Now the play has experienced some drama of its own. After producing it stateside, L.A. Theatre Works took Top Secret on tour to three Chinese cities last November and December. The response was resoundingly warm—until, suddenly, it wasn’t.
“We did post-play discussions after every show in Shanghai,” recalls Susan Loewenberg, LATW’s producing director, who teamed with Alison Friedman’s Ping Pong Productions to produce the tour at an estimated cost of $175,000. “Virtually the entire audience stayed for them.” But when the production got to Sun Yatsen University in Guangzhou, the post-show discussion was cancelled.
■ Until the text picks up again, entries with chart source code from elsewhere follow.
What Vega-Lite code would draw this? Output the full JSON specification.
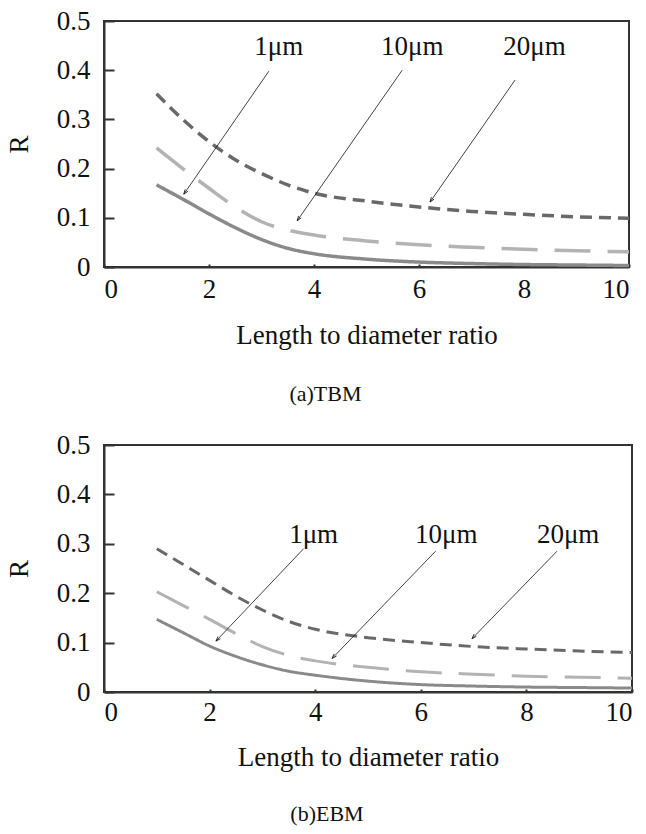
{
  "$schema": "https://vega.github.io/schema/vega-lite/v6.json",
  "padding": {"left": 4, "top": 6, "right": 10, "bottom": 5},
  "spacing": 24,
  "datasets": {
    "aLines": [
      {"series": "1μm", "x": 1, "R": 0.167}, {"series": "1μm", "x": 1.5, "R": 0.138}, {"series": "1μm", "x": 2, "R": 0.108},
      {"series": "1μm", "x": 2.5, "R": 0.08}, {"series": "1μm", "x": 3, "R": 0.056}, {"series": "1μm", "x": 3.5, "R": 0.038},
      {"series": "1μm", "x": 4, "R": 0.027}, {"series": "1μm", "x": 5, "R": 0.016}, {"series": "1μm", "x": 6, "R": 0.01},
      {"series": "1μm", "x": 7, "R": 0.007}, {"series": "1μm", "x": 8, "R": 0.005}, {"series": "1μm", "x": 9, "R": 0.004},
      {"series": "1μm", "x": 10, "R": 0.003},
      {"series": "10μm", "x": 1, "R": 0.242}, {"series": "10μm", "x": 1.5, "R": 0.2}, {"series": "10μm", "x": 2, "R": 0.16},
      {"series": "10μm", "x": 2.5, "R": 0.122}, {"series": "10μm", "x": 3, "R": 0.092}, {"series": "10μm", "x": 3.5, "R": 0.075},
      {"series": "10μm", "x": 4, "R": 0.065}, {"series": "10μm", "x": 5, "R": 0.053}, {"series": "10μm", "x": 6, "R": 0.045},
      {"series": "10μm", "x": 7, "R": 0.04}, {"series": "10μm", "x": 8, "R": 0.036}, {"series": "10μm", "x": 9, "R": 0.033},
      {"series": "10μm", "x": 10, "R": 0.031},
      {"series": "20μm", "x": 1, "R": 0.352}, {"series": "20μm", "x": 1.5, "R": 0.3}, {"series": "20μm", "x": 2, "R": 0.255},
      {"series": "20μm", "x": 2.5, "R": 0.218}, {"series": "20μm", "x": 3, "R": 0.19}, {"series": "20μm", "x": 3.5, "R": 0.167},
      {"series": "20μm", "x": 4, "R": 0.15}, {"series": "20μm", "x": 5, "R": 0.134}, {"series": "20μm", "x": 6, "R": 0.122},
      {"series": "20μm", "x": 7, "R": 0.113}, {"series": "20μm", "x": 8, "R": 0.107}, {"series": "20μm", "x": 9, "R": 0.102},
      {"series": "20μm", "x": 10, "R": 0.099}
    ],
    "aArrows": [
      {"label": "1μm", "tx": 3.33, "ty": 0.431, "x1": 3.14, "y1": 0.398, "x2": 1.52, "y2": 0.148},
      {"label": "10μm", "tx": 5.87, "ty": 0.431, "x1": 5.68, "y1": 0.4, "x2": 3.68, "y2": 0.094},
      {"label": "20μm", "tx": 8.2, "ty": 0.431, "x1": 7.83, "y1": 0.38, "x2": 6.21, "y2": 0.132}
    ],
    "bLines": [
      {"series": "1μm", "x": 1, "R": 0.147}, {"series": "1μm", "x": 1.5, "R": 0.12}, {"series": "1μm", "x": 2, "R": 0.093},
      {"series": "1μm", "x": 2.5, "R": 0.072}, {"series": "1μm", "x": 3, "R": 0.055}, {"series": "1μm", "x": 3.5, "R": 0.042},
      {"series": "1μm", "x": 4, "R": 0.034}, {"series": "1μm", "x": 5, "R": 0.022}, {"series": "1μm", "x": 6, "R": 0.015},
      {"series": "1μm", "x": 7, "R": 0.012}, {"series": "1μm", "x": 8, "R": 0.01}, {"series": "1μm", "x": 9, "R": 0.009},
      {"series": "1μm", "x": 10, "R": 0.008},
      {"series": "10μm", "x": 1, "R": 0.203}, {"series": "10μm", "x": 1.5, "R": 0.175}, {"series": "10μm", "x": 2, "R": 0.147},
      {"series": "10μm", "x": 2.5, "R": 0.118}, {"series": "10μm", "x": 3, "R": 0.092}, {"series": "10μm", "x": 3.5, "R": 0.074},
      {"series": "10μm", "x": 4, "R": 0.063}, {"series": "10μm", "x": 5, "R": 0.05}, {"series": "10μm", "x": 6, "R": 0.041},
      {"series": "10μm", "x": 7, "R": 0.036}, {"series": "10μm", "x": 8, "R": 0.032}, {"series": "10μm", "x": 9, "R": 0.03},
      {"series": "10μm", "x": 10, "R": 0.028},
      {"series": "20μm", "x": 1, "R": 0.29}, {"series": "20μm", "x": 1.5, "R": 0.258}, {"series": "20μm", "x": 2, "R": 0.226},
      {"series": "20μm", "x": 2.5, "R": 0.194}, {"series": "20μm", "x": 3, "R": 0.166}, {"series": "20μm", "x": 3.5, "R": 0.143},
      {"series": "20μm", "x": 4, "R": 0.127}, {"series": "20μm", "x": 5, "R": 0.11}, {"series": "20μm", "x": 6, "R": 0.1},
      {"series": "20μm", "x": 7, "R": 0.092}, {"series": "20μm", "x": 8, "R": 0.087}, {"series": "20μm", "x": 9, "R": 0.083},
      {"series": "20μm", "x": 10, "R": 0.08}
    ],
    "bArrows": [
      {"label": "1μm", "tx": 3.97, "ty": 0.301, "x1": 3.78, "y1": 0.29, "x2": 2.12, "y2": 0.103},
      {"label": "10μm", "tx": 6.48, "ty": 0.301, "x1": 6.28, "y1": 0.285, "x2": 4.32, "y2": 0.068},
      {"label": "20μm", "tx": 8.79, "ty": 0.301, "x1": 8.58, "y1": 0.285, "x2": 6.97, "y2": 0.108}
    ]
  },
  "vconcat": [
    {
      "width": 525,
      "height": 246,
      "title": {"text": "(a)TBM", "orient": "bottom", "anchor": "middle", "dx": -41, "fontSize": 22, "fontWeight": "normal", "font": "Times New Roman, Liberation Serif, serif", "color": "#111", "offset": 36},
      "layer": [
        {
          "data": {"name": "aLines"},
          "mark": {"type": "line", "interpolate": "monotone", "strokeWidth": 3.5},
          "encoding": {
            "x": {"field": "x", "type": "quantitative", "scale": {"domain": [0, 10]}, "title": "Length to diameter ratio",
                  "axis": {"values": [0, 2, 4, 6, 8, 10], "tickSize": -3, "labelPadding": 12, "titlePadding": 20}},
            "y": {"field": "R", "type": "quantitative", "scale": {"domain": [0, 0.5]}, "title": "R",
                  "axis": {"values": [0, 0.1, 0.2, 0.3, 0.4, 0.5], "tickSize": -10, "labelPadding": 24, "titlePadding": 23, "labelExpr": "datum.value == 0 ? '0' : format(datum.value, '.1f')"}},
            "color": {"field": "series", "type": "nominal", "scale": {"domain": ["1μm", "10μm", "20μm"], "range": ["#8a8a8a", "#b3b3b3", "#696969"]}, "legend": null},
            "strokeDash": {"field": "series", "type": "nominal", "scale": {"domain": ["1μm", "10μm", "20μm"], "range": [[1, 0], [36, 17], [12, 7]]}, "legend": null}
          }
        },
        {
          "data": {"name": "aArrows"},
          "mark": {"type": "rule", "color": "#111", "strokeWidth": 0.8},
          "encoding": {"x": {"field": "x1", "type": "quantitative"}, "y": {"field": "y1", "type": "quantitative"}, "x2": {"field": "x2"}, "y2": {"field": "y2"}}
        },
        {
          "data": {"name": "aArrows"},
          "mark": {"type": "point", "shape": "M-0.35,1L0,0L0.35,1", "filled": false, "size": 90, "color": "#111", "strokeWidth": 0.8, "angle": 215, "opacity": 1},
          "encoding": {"x": {"field": "x2", "type": "quantitative"}, "y": {"field": "y2", "type": "quantitative"}}
        },
        {
          "data": {"name": "aArrows"},
          "mark": {"type": "text", "fontSize": 27, "font": "Times New Roman, Liberation Serif, serif", "align": "center", "baseline": "alphabetic", "color": "#111"},
          "encoding": {"x": {"field": "tx", "type": "quantitative"}, "y": {"field": "ty", "type": "quantitative"}, "text": {"field": "label"}}
        }
      ]
    },
    {
      "width": 528,
      "height": 247,
      "title": {"text": "(b)EBM", "orient": "bottom", "anchor": "middle", "dx": -41, "fontSize": 22, "fontWeight": "normal", "font": "Times New Roman, Liberation Serif, serif", "color": "#111", "offset": 34},
      "layer": [
        {
          "data": {"name": "bLines"},
          "mark": {"type": "line", "interpolate": "monotone", "strokeWidth": 3},
          "encoding": {
            "x": {"field": "x", "type": "quantitative", "scale": {"domain": [0, 10]}, "title": "Length to diameter ratio",
                  "axis": {"values": [0, 2, 4, 6, 8, 10], "tickSize": -3, "labelPadding": 10, "titlePadding": 19}},
            "y": {"field": "R", "type": "quantitative", "scale": {"domain": [0, 0.5]}, "title": "R",
                  "axis": {"values": [0, 0.1, 0.2, 0.3, 0.4, 0.5], "tickSize": -10, "labelPadding": 24, "titlePadding": 23, "labelExpr": "datum.value == 0 ? '0' : format(datum.value, '.1f')"}},
            "color": {"field": "series", "type": "nominal", "scale": {"domain": ["1μm", "10μm", "20μm"], "range": ["#8a8a8a", "#b3b3b3", "#696969"]}, "legend": null},
            "strokeDash": {"field": "series", "type": "nominal", "scale": {"domain": ["1μm", "10μm", "20μm"], "range": [[1, 0], [36, 17], [12, 7]]}, "legend": null}
          }
        },
        {
          "data": {"name": "bArrows"},
          "mark": {"type": "rule", "color": "#111", "strokeWidth": 0.8},
          "encoding": {"x": {"field": "x1", "type": "quantitative"}, "y": {"field": "y1", "type": "quantitative"}, "x2": {"field": "x2"}, "y2": {"field": "y2"}}
        },
        {
          "data": {"name": "bArrows"},
          "mark": {"type": "point", "shape": "M-0.35,1L0,0L0.35,1", "filled": false, "size": 90, "color": "#111", "strokeWidth": 0.8, "angle": 223, "opacity": 1},
          "encoding": {"x": {"field": "x2", "type": "quantitative"}, "y": {"field": "y2", "type": "quantitative"}}
        },
        {
          "data": {"name": "bArrows"},
          "mark": {"type": "text", "fontSize": 27, "font": "Times New Roman, Liberation Serif, serif", "align": "center", "baseline": "alphabetic", "color": "#111"},
          "encoding": {"x": {"field": "tx", "type": "quantitative"}, "y": {"field": "ty", "type": "quantitative"}, "text": {"field": "label"}}
        }
      ]
    }
  ],
  "config": {
    "font": "Times New Roman, Liberation Serif, serif",
    "background": "white",
    "view": {"stroke": "#333", "strokeWidth": 2},
    "axis": {
      "labelFont": "Times New Roman, Liberation Serif, serif", "titleFont": "Times New Roman, Liberation Serif, serif",
      "labelFontSize": 27, "titleFontSize": 27, "titleFontWeight": "normal",
      "labelColor": "#111", "titleColor": "#111",
      "domainColor": "#333", "domainWidth": 2, "tickColor": "#333", "tickWidth": 2, "grid": false
    }
  }
}
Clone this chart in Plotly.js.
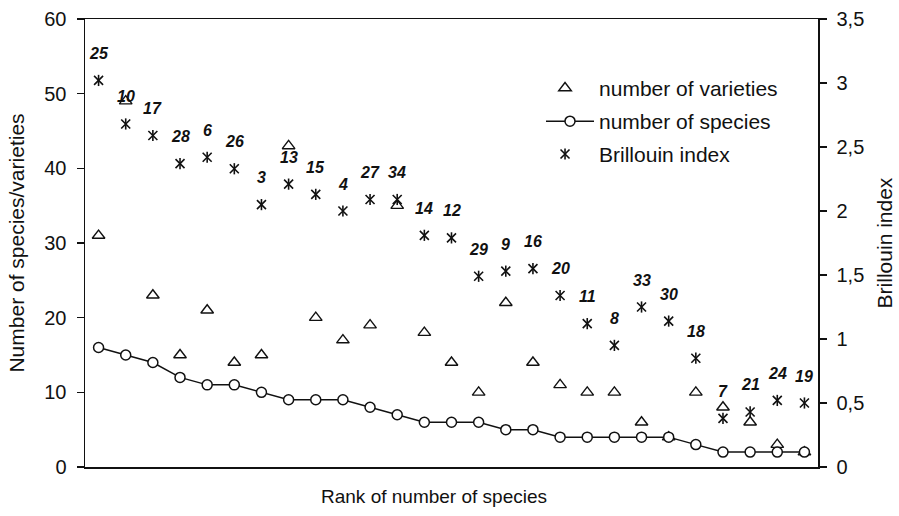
<!DOCTYPE html>
<html>
<head>
<meta charset="utf-8">
<script src="https://cdn.plot.ly/plotly-3.0.1.min.js"></script>
<style>
  html, body { margin: 0; padding: 0; background: #fff; }
  #chart { width: 899px; height: 516px; }
</style>
</head>
<body>
<div id="chart"></div>
<script>
// Rank of each site by number of species (1 = richest)
const ranks = [1,2,3,4,5,6,7,8,9,10,11,12,13,14,15,16,17,18,19,20,21,22,23,24,25,26,27];
// Site number printed above each Brillouin point
const siteIds = [25,10,17,28,6,26,3,13,15,4,27,34,14,12,29,9,16,20,11,8,33,30,18,7,21,24,19];
// Number of species per site
const species = [16,15,14,12,11,11,10,9,9,9,8,7,6,6,6,5,5,4,4,4,4,4,3,2,2,2,2];
// Number of varieties per site
const varieties = [31,49,23,15,21,14,15,43,20,17,19,35,18,14,10,22,14,11,10,10,6,4,10,8,6,3,2];
// Brillouin diversity index per site (right axis)
const brillouin = [3.02,2.68,2.59,2.37,2.42,2.33,2.05,2.21,2.13,2.00,2.09,2.09,1.81,1.79,1.49,1.53,1.55,1.34,1.12,0.95,1.25,1.14,0.85,0.38,0.43,0.52,0.50];

const FONT = '"Liberation Sans", Arial, Helvetica, sans-serif';
const INK = '#111';

const traces = [
  {
    x: ranks, y: varieties, name: 'number of varieties',
    type: 'scatter', mode: 'markers', legend: 'legend',
    marker: { symbol: 'triangle-up-open', size: 11, color: INK, line: { width: 1.4, color: INK } },
    hoverinfo: 'skip'
  },
  {
    x: ranks, y: species, name: 'number of species',
    type: 'scatter', mode: 'lines+markers', legend: 'legend2',
    line: { color: INK, width: 1.5 },
    marker: { symbol: 'circle', size: 10, color: '#fff', line: { width: 1.5, color: INK } },
    hoverinfo: 'skip'
  },
  {
    // diagonal strokes of the asterisk marker
    x: ranks, y: brillouin, name: 'Brillouin index', yaxis: 'y2',
    type: 'scatter', mode: 'markers', legend: 'legend3',
    marker: { symbol: 'x-thin-open', size: 9, color: INK, line: { width: 1.6, color: INK } },
    hoverinfo: 'skip'
  },
  {
    // vertical stroke of the asterisk marker
    x: ranks, y: brillouin, name: 'Brillouin index', yaxis: 'y2',
    type: 'scatter', mode: 'markers', legend: 'legend4',
    marker: { symbol: 'line-ns-open', size: 8, color: INK, line: { width: 1.6, color: INK } },
    hoverinfo: 'skip'
  }
];

// Site numbers above the Brillouin points
const annotations = ranks.map((r, i) => ({
  x: r, y: brillouin[i], xref: 'x', yref: 'y2',
  text: '<b><i>' + siteIds[i] + '</i></b>',
  showarrow: false, yshift: 27,
  font: { family: FONT, size: 16, color: INK }
}));

annotations.push({
  xref: 'paper', yref: 'paper', x: 0.476, y: -0.066,
  xanchor: 'center', yanchor: 'middle',
  text: 'Rank of number of species', showarrow: false,
  font: { family: FONT, size: 19, color: INK }
});

function legendAt(xp, yp, w, color) {
  return {
    x: xp, y: yp, xanchor: 'left', yanchor: 'top',
    bgcolor: 'rgba(0,0,0,0)', borderwidth: 0, itemwidth: w,
    font: { family: FONT, size: 21, color: color || INK }
  };
}

const layout = {
  width: 899, height: 516,
  margin: { l: 85, r: 81, t: 19, b: 49 },
  paper_bgcolor: '#fff', plot_bgcolor: '#fff',
  separators: ', ',
  font: { family: FONT, size: 20, color: INK },
  showlegend: true,
  legend: legendAt(0.6085, 0.891, 58),
  legend2: legendAt(0.6221, 0.817, 48),
  legend3: legendAt(0.6085, 0.7436, 58),
  // second half of the asterisk symbol; its label is left transparent
  legend4: legendAt(0.6085, 0.7436, 58, 'rgba(0,0,0,0)'),
  xaxis: {
    range: [0.5, 27.5], showticklabels: false, ticks: '',
    showgrid: false, zeroline: false,
    showline: true, mirror: true, linecolor: INK, linewidth: 1.5,
    automargin: false
  },
  yaxis: {
    range: [0, 60], dtick: 10, tick0: 0,
    ticks: 'outside', ticklen: 7, tickwidth: 1.2, tickcolor: INK,
    ticklabelstandoff: 6,
    showgrid: false, zeroline: false,
    showline: true, linecolor: INK, linewidth: 1.5,
    tickfont: { family: FONT, size: 20, color: INK },
    title: { text: 'Number of species/varieties', standoff: 14, font: { family: FONT, size: 21, color: INK } },
    automargin: false
  },
  yaxis2: {
    overlaying: 'y', side: 'right', anchor: 'x',
    range: [0, 3.5], dtick: 0.5, tick0: 0,
    ticks: 'outside', ticklen: 7, tickwidth: 1.2, tickcolor: INK,
    ticklabelstandoff: 6,
    showgrid: false, zeroline: false,
    showline: true, linecolor: INK, linewidth: 1.5,
    tickfont: { family: FONT, size: 20, color: INK },
    title: { text: 'Brillouin index', standoff: 14, font: { family: FONT, size: 21, color: INK } },
    automargin: false
  },
  // inner halves of the crossing tick marks
  yaxis3: {
    overlaying: 'y', side: 'left', anchor: 'x',
    range: [0, 60], dtick: 10, tick0: 0,
    ticks: 'inside', ticklen: 7, tickwidth: 1.2, tickcolor: INK,
    showticklabels: false, showgrid: false, zeroline: false, showline: false
  },
  yaxis4: {
    overlaying: 'y', side: 'right', anchor: 'x',
    range: [0, 3.5], dtick: 0.5, tick0: 0,
    ticks: 'inside', ticklen: 7, tickwidth: 1.2, tickcolor: INK,
    showticklabels: false, showgrid: false, zeroline: false, showline: false
  },
  annotations: annotations
};

Plotly.newPlot('chart', traces, layout, { staticPlot: true, displayModeBar: false });
</script>
</body>
</html>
Things came to a head when the tour stopped next at Beijing’s Peking University.
“About one week before we were supposed to play there, there was a danger of the show being cancelled,” says Loewenberg. “We didn’t tell anyone, not even the author. We had to convince many levels of bureaucracy to let us go through with it.” The show did go on, but not before organizers were ordered to stop selling tickets for the university’s 2,200-seat theatre when they reached sales of just 1,000.
The last shoe dropped at intermission, when producers received a text message from authorities that the post-show discussion would be cancelled. Friedman jumped up on stage at the end to announce this change of plans to a stunned audience. For Loewenberg, this incident only made the play more relevant.
“Everybody got it,” she says. “It’s a play about the American government acting badly, but it’s also a play about the American press in one of its finest moments. In the post-show discussions and on Weibo (the Chinese equivalent of Twitter), rarely did it overtly become a discussion about freedom of the press. But everyone knew that’s what it was about. This wasn’t just a feel-good cultural exchange.”
Meanwhile, at the Santa Monica Playhouse, playwright J-Powers’s multi-monologue rendition of the document itself, called simply Pentagon Papers, plays Feb. 5-March 25. Powers likens the historical document to “the Grand Canyon—it’s vast and has a kind of beauty, but if you descend into any cranny of it, it’s fascinating. We were never even supposed to know about it, but I think it’s one of the greatest works of American literature—it exposes the American character in such granular detail.” No word yet on post-show discussions.